Decisi che una ristampa sarebbe stato il caso di affrontarla, a patto di affrontare prima chi gerarchicamente era mio dovere affrontare. Chiesi udienza al Maestro. Lo trovai nel suo immenso ufficio, sprofondato nella poltrona girevole degna di un ammiraglio a bordo di una portaerei. Gli esposi il mio piccolo progetto, sottolineando come il relativo master fosse già in casa, e quindi niente impegni da parte di tecnici e blocco della sala di registrazione. Andava solo controllato il nastro e, se era il caso, ripulito. La nota di copertina l’avrei scritta io, facendola rientrare nel compenso mensile. Il Capo abbozzò una banale resistenza: «il jazz non si vende… adesso mi sto impegnando nella canzone… con la collana di Leydi guadagno solo prestigio culturale e poco altro… rieditare un 33 giri implica sempre un esborso… chi mi garantisce…». Girava gli occhi su e giù, cercava una giustificazione indeflettibile, si vedeva che avrebbe voluto troncare ogni discorso, impedirmi di replicare… Non fu facile, ma la spuntai. Azzardai anche una bonaria speranza: «Potrebbe essere il primo Lp di una serie dedicata al jazz italiano». Avevo gettato le basi della futura New Jazz Collection: pochi numeri ma succosi. Era il 1978.

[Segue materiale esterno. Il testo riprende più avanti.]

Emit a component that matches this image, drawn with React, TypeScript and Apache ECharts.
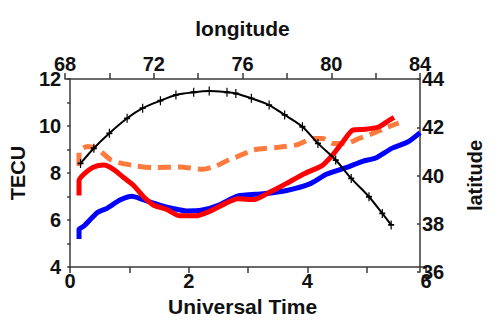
import React, { useEffect, useRef } from "react";
import * as echarts from "echarts";

// Universal Time (h) / TECU readings
const utBlue = [0.15, 0.15, 0.23, 0.46, 0.62, 0.84, 1.04, 1.23, 1.51, 1.73, 1.96, 2.23, 2.51, 2.82, 3.26, 3.65, 4.04, 4.32, 4.65, 4.93, 5.15, 5.43, 5.7, 5.9];
const tecBlue = [5.2, 5.6, 5.74, 6.32, 6.5, 6.85, 7.01, 6.87, 6.64, 6.5, 6.39, 6.43, 6.64, 7.02, 7.12, 7.26, 7.54, 7.95, 8.23, 8.5, 8.64, 9.06, 9.33, 9.72];

const utRed = [0.15, 0.15, 0.23, 0.4, 0.57, 0.73, 0.9, 1.07, 1.23, 1.4, 1.62, 1.85, 2.12, 2.34, 2.62, 2.82, 3.1, 3.37, 3.65, 3.93, 4.26, 4.43, 4.6, 4.76, 4.98, 5.2, 5.37, 5.46];
const tecRed = [7.05, 7.68, 7.95, 8.26, 8.34, 8.16, 7.81, 7.47, 7.01, 6.64, 6.46, 6.18, 6.18, 6.36, 6.71, 6.91, 6.87, 7.19, 7.56, 7.95, 8.34, 8.78, 9.33, 9.82, 9.86, 9.96, 10.23, 10.37];

const utOrange = [0.15, 0.15, 0.29, 0.46, 0.68, 0.84, 1.12, 1.4, 1.85, 2.23, 2.46, 2.68, 2.82, 3.1, 3.48, 3.82, 4.1, 4.26, 4.43, 4.65, 4.87, 5.1, 5.32, 5.54];
const tecOrange = [8.3, 8.9, 9.13, 9.03, 8.57, 8.43, 8.3, 8.23, 8.26, 8.16, 8.3, 8.57, 8.7, 8.99, 9.09, 9.2, 9.47, 9.47, 9.26, 9.26, 9.47, 9.68, 9.92, 10.13];

// Track: longitude / latitude
const lonTrack = [68.7, 69.3, 70.0, 70.8, 71.5, 72.3, 73.0, 73.8, 74.5, 75.3, 75.7, 76.4, 77.2, 77.9, 78.7, 79.4, 80.2, 80.9, 81.7, 82.3, 82.7];
const latTrack = [40.5, 41.13, 41.75, 42.37, 42.79, 43.1, 43.34, 43.45, 43.5, 43.45, 43.4, 43.2, 42.92, 42.51, 42.02, 41.33, 40.64, 39.88, 39.12, 38.43, 37.95];

const zip = (a: number[], b: number[]) => a.map((v, i) => [v, b[i]]);

const FONT = "Liberation Sans";
const axisColor = "#3a3a3a";
const labelStyle = { fontFamily: FONT, fontWeight: "bold" as const, fontSize: 20, color: "#111" };
const nameStyle = { fontFamily: FONT, fontWeight: "bold" as const, fontSize: 21, color: "#111" };

export default function App() {
  const ref = useRef<HTMLDivElement>(null);
  useEffect(() => {
    if (!ref.current) return;
    const chart = echarts.init(ref.current, undefined, { renderer: "svg" });
    chart.setOption({
      animation: false,
      backgroundColor: "#fff",
      grid: [
        { left: 66, right: 73, top: 79, bottom: 50 },
        { left: 65, right: 79, top: 79, bottom: 50 },
      ],
      xAxis: [
        {
          type: "value",
          gridIndex: 0,
          position: "bottom",
          min: 0,
          max: 6,
          interval: 1,
          name: "Universal Time",
          nameLocation: "middle",
          nameGap: 26,
          nameTextStyle: { ...nameStyle, padding: [0, 11, 0, 0] },
          axisLine: { show: true, lineStyle: { color: axisColor, width: 1.5 } },
          axisTick: { show: true, length: 6, lineStyle: { color: axisColor, width: 1.5 } },
          axisLabel: { ...labelStyle, margin: 4, formatter: (v: number) => (v % 2 === 0 ? String(v) : "") },
          splitLine: { show: false },
        },
        {
          type: "value",
          gridIndex: 1,
          position: "top",
          min: 68,
          max: 84,
          interval: 2,
          name: "longitude",
          nameLocation: "middle",
          nameGap: 40,
          nameTextStyle: nameStyle,
          axisLine: { show: true, lineStyle: { color: axisColor, width: 1.5 } },
          axisTick: { show: true, length: 6, lineStyle: { color: axisColor, width: 1.5 } },
          axisLabel: { ...labelStyle, margin: 5, formatter: (v: number) => ((v - 68) % 4 === 0 ? String(v) : "") },
          splitLine: { show: false },
        },
      ],
      yAxis: [
        {
          type: "value",
          gridIndex: 0,
          position: "left",
          offset: 5,
          min: 4,
          max: 12,
          interval: 1,
          name: "TECU",
          nameLocation: "middle",
          nameGap: 31,
          nameTextStyle: { ...nameStyle, fontSize: 20 },
          axisLine: { show: true, lineStyle: { color: axisColor, width: 1.5 } },
          axisTick: { show: true, length: 3, lineStyle: { color: axisColor, width: 1.5 } },
          axisLabel: { ...labelStyle, margin: 4, formatter: (v: number) => (v % 2 === 0 ? String(v) : "") },
          splitLine: { show: false },
        },
        {
          type: "value",
          gridIndex: 1,
          position: "right",
          min: 36,
          max: 44,
          interval: 2,
          name: "latitude",
          nameLocation: "middle",
          nameGap: 45,
          nameTextStyle: { ...nameStyle, fontSize: 20 },
          axisLine: { show: true, lineStyle: { color: axisColor, width: 1.5 } },
          axisTick: { show: true, inside: true, length: 3, lineStyle: { color: axisColor, width: 1.5 } },
          axisLabel: { ...labelStyle, margin: 2 },
          splitLine: { show: false },
        },
      ],
      series: [
        {
          type: "line",
          xAxisIndex: 0,
          yAxisIndex: 0,
          data: zip(utOrange, tecOrange),
          showSymbol: false,
          smooth: 0.2,
          lineStyle: { color: "#ff7a3d", width: 5, type: [13, 7] },
        },
        {
          type: "line",
          xAxisIndex: 0,
          yAxisIndex: 0,
          data: zip(utBlue, tecBlue),
          showSymbol: false,
          smooth: 0.2,
          lineStyle: { color: "#0000ff", width: 5 },
        },
        {
          type: "line",
          xAxisIndex: 0,
          yAxisIndex: 0,
          data: zip(utRed, tecRed),
          showSymbol: false,
          smooth: 0.2,
          lineStyle: { color: "#ff0000", width: 5 },
        },
        {
          type: "line",
          xAxisIndex: 1,
          yAxisIndex: 1,
          data: zip(lonTrack, latTrack),
          smooth: 0.3,
          symbol: "path://M2,0 H3 V2 H5 V3 H3 V5 H2 V3 H0 V2 H2 Z",
          symbolSize: [6, 9],
          itemStyle: { color: "#000" },
          lineStyle: { color: "#000", width: 2 },
        },
      ],
    });
    return () => chart.dispose();
  }, []);
  return <div ref={ref} style={{ position: "fixed", left: 0, top: 0, width: 499, height: 322 }} />;
}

Il disco venne ristampato e distribuito. Non so quanto vendette, so che ne nacque una sincera amicizia con Franco. Più di una volta incontrai la sua famiglia: moglie ospitale e veramente simpatica, figlia allegra e piccolina, con lo stesso nome della mia. Lui un vero signore, consapevole di sé ma non debordante, non supponente. Mi rilasciò una lunga intervista per il mensile Strumenti Musicali e accettò bonariamente di tenere un concerto di solo pianoforte nella sala degli Evangelici in via Borsieri. Lo strumento era un mezza-coda Yamaha, a carico – trasporto e accordatura – della ditta Monzino, altra mia fonte di mensile compenso (a quell’epoca vantavo cinque “committenti”: oltre a Monzino, anche Musica e Dischi, Rai di Torino, classica per la Pdu di Mina, Vedette con Albatros). Registrai la serata, e solamente a casa scoprii che il registratore mi aveva tradito in favore di un cupo e beffardo rumore di fondo.
Intanto Franco aveva formato un nuovo trio, con cui aveva suonato anche a Varsavia. Mi aveva spedito una cartolina, che ancora conservo, e al rientro mi aveva omaggiato del nastro del concerto. Pensai che avrei potuto farne qualcosa di buono. Portai il nastro alla sede italiana dell’importante multinazionale Wea, che lo pubblicò su etichetta Atlantic con titolo From East to West. Sulla busta interna (quella che qualcuno irrispettosamente definisce “mutande”) c’era un ringraziamento rivolto alla mia persona.
Come spesso accade ci perdemmo di vista. Lui andò verso la meritata fama europea, tra concerti, dischi, cattedre, riconoscimenti, premi e altro ancora; io verso la più stringente e altalenante professione giornalistica.
PS. Venerdì 30 aprile 2021 il Blue Note di via Borsieri decide di dedicargli, per il suo ottantesimo compleanno, una serata: “Carta Bianca a Franco D’Andrea”, in streaming su Internet. L’imbranato sottoscritto non riesce a collegarsi. Recupero per un colpo di fortuna l’indirizzo della mail, e il giorno dopo scrivo: «Caro Franco, ieri ho cercato vanamente di collegarmi con Internet per Carta Bianca dal Blue Note… ma invano. In questo genere di comunicazione elettronica sono – e sempre sarò – all’asilo. Comunque, tanti auguri per i tuoi otto decenni pieni di riconoscimenti e – ne sono certo – di soddisfazioni.» A stretto giro di mail Franco risponde: « Carissimo Alberto, non sai quanto mi faccia piacere la tua mail. Ricordo le nostre avventure con la ristampa del Modern Art Trio, che tu hai reso possibile. E ricordo la collana Albatros, che mi diede l’occasione per approfondire i miei studi sul ritmo e sulla musica africana. Te ne sono enormemente grato». Una morale? I decenni non corrodono l’amicizia.